* _Task_
Exactly repeat the lines starting at the one that holds "What Plotly code" and ending at the one that holds "import plotly.graph_objects as go". Both end lines count; leave out everything else.
>> START Given information
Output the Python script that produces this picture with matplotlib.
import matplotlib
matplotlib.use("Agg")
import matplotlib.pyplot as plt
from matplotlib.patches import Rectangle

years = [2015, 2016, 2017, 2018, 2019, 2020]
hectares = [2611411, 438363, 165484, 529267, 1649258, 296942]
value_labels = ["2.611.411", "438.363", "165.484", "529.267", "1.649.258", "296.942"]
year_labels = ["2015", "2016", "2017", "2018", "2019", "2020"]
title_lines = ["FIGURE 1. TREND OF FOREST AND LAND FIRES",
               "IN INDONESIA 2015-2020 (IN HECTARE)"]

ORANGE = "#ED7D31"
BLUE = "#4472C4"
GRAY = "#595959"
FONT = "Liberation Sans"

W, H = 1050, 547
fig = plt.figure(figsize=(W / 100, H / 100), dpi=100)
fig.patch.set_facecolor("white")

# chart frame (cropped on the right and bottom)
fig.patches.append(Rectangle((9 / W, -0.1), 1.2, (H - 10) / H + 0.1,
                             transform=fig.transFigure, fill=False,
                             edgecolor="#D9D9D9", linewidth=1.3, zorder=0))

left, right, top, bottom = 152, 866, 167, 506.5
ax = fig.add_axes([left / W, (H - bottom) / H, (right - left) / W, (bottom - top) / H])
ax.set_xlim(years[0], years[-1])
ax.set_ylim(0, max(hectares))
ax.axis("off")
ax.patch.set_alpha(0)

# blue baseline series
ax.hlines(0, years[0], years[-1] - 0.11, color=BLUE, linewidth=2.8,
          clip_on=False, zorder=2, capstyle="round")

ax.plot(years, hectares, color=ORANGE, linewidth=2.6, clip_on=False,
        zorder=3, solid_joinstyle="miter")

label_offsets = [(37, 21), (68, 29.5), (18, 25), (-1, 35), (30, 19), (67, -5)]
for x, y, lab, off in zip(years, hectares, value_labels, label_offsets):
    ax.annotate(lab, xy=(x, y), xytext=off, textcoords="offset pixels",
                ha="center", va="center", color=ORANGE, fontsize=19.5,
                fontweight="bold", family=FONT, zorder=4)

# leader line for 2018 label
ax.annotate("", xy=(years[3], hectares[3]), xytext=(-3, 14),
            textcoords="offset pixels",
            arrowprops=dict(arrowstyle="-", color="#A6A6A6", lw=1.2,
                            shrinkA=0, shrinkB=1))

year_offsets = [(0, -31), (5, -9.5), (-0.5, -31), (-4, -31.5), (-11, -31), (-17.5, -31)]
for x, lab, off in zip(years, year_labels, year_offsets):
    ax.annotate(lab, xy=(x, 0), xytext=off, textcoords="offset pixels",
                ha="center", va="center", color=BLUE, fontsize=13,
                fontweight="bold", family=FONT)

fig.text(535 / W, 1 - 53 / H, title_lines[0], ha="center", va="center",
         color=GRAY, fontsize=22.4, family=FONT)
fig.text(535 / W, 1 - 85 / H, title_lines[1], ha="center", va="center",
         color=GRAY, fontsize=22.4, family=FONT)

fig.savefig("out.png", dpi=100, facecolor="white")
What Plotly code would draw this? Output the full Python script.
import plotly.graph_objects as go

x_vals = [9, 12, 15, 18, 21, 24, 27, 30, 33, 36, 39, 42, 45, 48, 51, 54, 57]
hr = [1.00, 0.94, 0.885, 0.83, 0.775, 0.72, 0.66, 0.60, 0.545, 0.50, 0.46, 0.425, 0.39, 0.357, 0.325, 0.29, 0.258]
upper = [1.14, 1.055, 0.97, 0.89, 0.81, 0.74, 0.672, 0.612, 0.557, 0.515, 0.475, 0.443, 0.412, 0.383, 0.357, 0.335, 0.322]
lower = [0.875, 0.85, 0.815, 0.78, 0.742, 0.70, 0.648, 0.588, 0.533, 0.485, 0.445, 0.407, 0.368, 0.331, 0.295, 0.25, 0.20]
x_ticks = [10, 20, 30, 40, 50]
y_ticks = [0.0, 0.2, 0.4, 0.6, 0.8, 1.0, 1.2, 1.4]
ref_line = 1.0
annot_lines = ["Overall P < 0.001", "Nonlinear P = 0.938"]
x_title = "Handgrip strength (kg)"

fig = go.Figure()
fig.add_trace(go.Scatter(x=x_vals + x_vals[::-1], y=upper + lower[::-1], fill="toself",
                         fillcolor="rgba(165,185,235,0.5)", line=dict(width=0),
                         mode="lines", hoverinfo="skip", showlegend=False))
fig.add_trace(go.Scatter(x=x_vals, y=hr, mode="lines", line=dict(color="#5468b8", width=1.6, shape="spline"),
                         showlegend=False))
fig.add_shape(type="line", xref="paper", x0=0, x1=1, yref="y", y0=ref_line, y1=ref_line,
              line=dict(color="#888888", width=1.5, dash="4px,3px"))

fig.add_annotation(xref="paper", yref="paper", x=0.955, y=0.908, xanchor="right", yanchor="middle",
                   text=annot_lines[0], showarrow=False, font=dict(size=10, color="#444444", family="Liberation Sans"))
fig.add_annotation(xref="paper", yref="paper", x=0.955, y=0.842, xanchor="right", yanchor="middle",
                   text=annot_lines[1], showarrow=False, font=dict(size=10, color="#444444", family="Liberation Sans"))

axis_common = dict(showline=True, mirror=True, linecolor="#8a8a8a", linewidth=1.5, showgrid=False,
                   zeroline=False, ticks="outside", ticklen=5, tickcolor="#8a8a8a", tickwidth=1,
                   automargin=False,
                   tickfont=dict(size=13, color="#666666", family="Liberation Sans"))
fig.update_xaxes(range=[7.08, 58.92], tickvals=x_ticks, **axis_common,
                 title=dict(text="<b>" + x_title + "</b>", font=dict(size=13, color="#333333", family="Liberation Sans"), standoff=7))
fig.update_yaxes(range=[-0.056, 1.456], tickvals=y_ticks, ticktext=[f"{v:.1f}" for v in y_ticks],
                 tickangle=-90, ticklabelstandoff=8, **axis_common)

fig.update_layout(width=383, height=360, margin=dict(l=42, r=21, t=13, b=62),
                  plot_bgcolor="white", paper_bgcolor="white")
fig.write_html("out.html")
>> END Given information
* _Finished exercise_
What Plotly code would draw this? Output the full Python script.
import plotly.graph_objects as go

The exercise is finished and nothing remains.